Madigan quoted a contemporary Iranian scholar, who writes that “Muhammad is like us only in the sense that a ruby is also a rock.” He also described a Sufi poem by Farid ad-Din Attar in the 13th century called “Conference of the Birds,” which contains a story about a king who is ready to give up his own life in order to bring back his unfaithful lover.

In other words, Madigan said, broader expressions of Islam offer a nuanced picture of the human condition and God’s response to it, one which shares something in common with Christianity’s accent on God’s “tireless love.”

Meanwhile, he said, Christianity has not always reflected its official theology in its actual practice.

“Our history illustrates a temptation to reduce the gospel to a particular instance of generic prophetic religion, meaning a system of ethical rights and duties,” Madigan said. “There’s a tendency to eviscerate the gospel by making it a list of do’s and don’ts.”

Finally, Madigan said that his experience of teaching Muslim students in Rome brought home that Muslims struggle with the Christian doctrine of original sin.

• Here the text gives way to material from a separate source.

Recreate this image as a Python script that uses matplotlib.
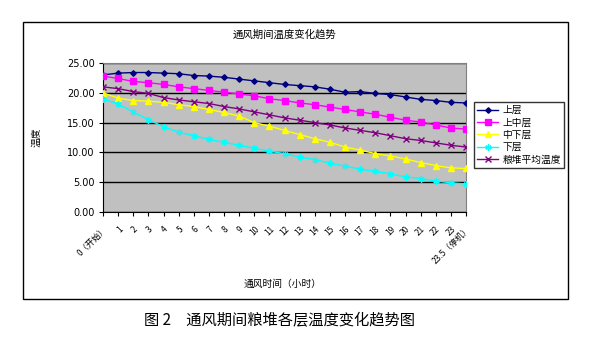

They have a hard time, he said, with the idea that one can “inherit” someone else’s sin, or propensity to sin. Instead, they want to see each person as responsible for his or her own choices.

In that light, Madigan said, Christians need to work out a presentation of original sin to meet that challenge. He proposed talking about it not in terms of some innate evil in human beings, but rather an innate tension between being “createdness and creativity.” We are creatures, Madigan said, which means that we encounter a “givenness” to creation. Yet we also share in the creativity of God, which creates a constant temptation to see God as a rival or a limit on our own power.

The all too frequent product of that tension, he said, is sin.